Namely, the essence of a selective deposition is that electrons move to WF6 absorbed from the surface of the substrate and start absorption and dissociating and thereby a seed layer is formed. The dangling bond of Si atom has a non-pair electron and tends to serve as an electronic grant object and therefore W is grown on the surface. For this reason, it is difficult to carry out the selective deposition of W film by the method of Japanese Patent Disclosure (kokai) No. 60-91631.
In view of this situation, a method of terminating the dangling bond produced on an insulating film is proposed in Japanese Patent Disclosure (kokai) No. 2-38568 (prior art 3). In this method, after a plasma etching of the processed substrate surface is carried out by Ar gas and so on, for clean up, a substrate exposed to a desired gas atmosphere and the dangling bond is terminated by O, N, F, or OH. Therefore, a good metal film is formed.

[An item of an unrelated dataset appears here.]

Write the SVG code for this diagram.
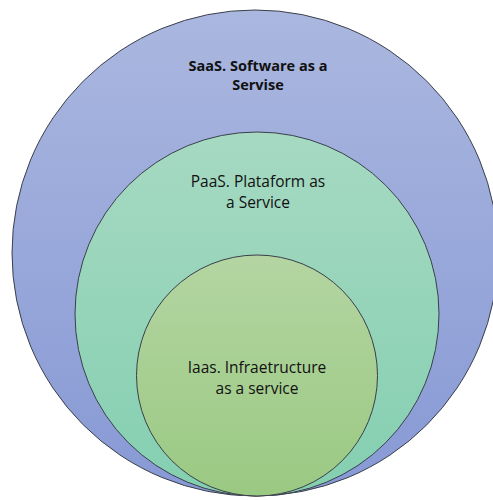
<svg xmlns="http://www.w3.org/2000/svg" width="493" height="500" viewBox="0 0 493 500">
<style>
.c{stroke:#3a3f4a;stroke-width:1}
.t{font-family:"Open Sans","Liberation Sans",Arial,sans-serif;font-size:15.5px;fill:#111;text-anchor:middle}
.b{font-weight:bold;font-size:14.5px}
</style>
<defs>
<linearGradient id="gO" x1="0" y1="0" x2="0" y2="1"><stop offset="0" stop-color="#aab7df"/><stop offset="1" stop-color="#8799d5"/></linearGradient>
<linearGradient id="gM" x1="0" y1="0" x2="0" y2="1"><stop offset="0" stop-color="#a6d9c2"/><stop offset="1" stop-color="#84cfb1"/></linearGradient>
<linearGradient id="gI" x1="0" y1="0" x2="0" y2="1"><stop offset="0" stop-color="#b4d5a2"/><stop offset="1" stop-color="#9ac982"/></linearGradient>
</defs>
<rect width="493" height="500" fill="#fff"/>
<g id="saas">
<circle class="c" cx="255" cy="253" r="243" fill="url(#gO)"/>
<text class="t b" x="258" y="71">SaaS. Software as a</text>
<text class="t b" x="258" y="90">Servise</text>
</g>
<g id="paas">
<circle class="c" cx="257" cy="314" r="182" fill="url(#gM)"/>
<text class="t" x="258" y="187">PaaS. Plataform as</text>
<text class="t" x="258" y="208">a Service</text>
</g>
<g id="iaas">
<circle class="c" cx="257" cy="375.5" r="120.5" fill="url(#gI)"/>
<text class="t" x="257" y="373">Iaas. Infraetructure</text>
<text class="t" x="257" y="394">as a service</text>
</g>
<g id="connectors"/>
</svg>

Moreover, a method of selective deposition of a metal film after etching a opening part of a contact hole formed in an almina film or SiO.sub.2 layer with use of gas plasma including chlorine such as BCl.sub.3 is also proposed in Japanese Patent Disclosure (kokai) No. 1-201938.
According to this method, since the insulating film formed at the surface of the contact hole can be removed without damaging the surface of the alumina film or SiO.sub.2 layer by using gas including chlorine, it is possible to reduce a contact resistance at the contact hole.
However, it has became clear to inventors that it is difficult to obtain the high selectivity and a good metal film even if these methods implement selective CVD.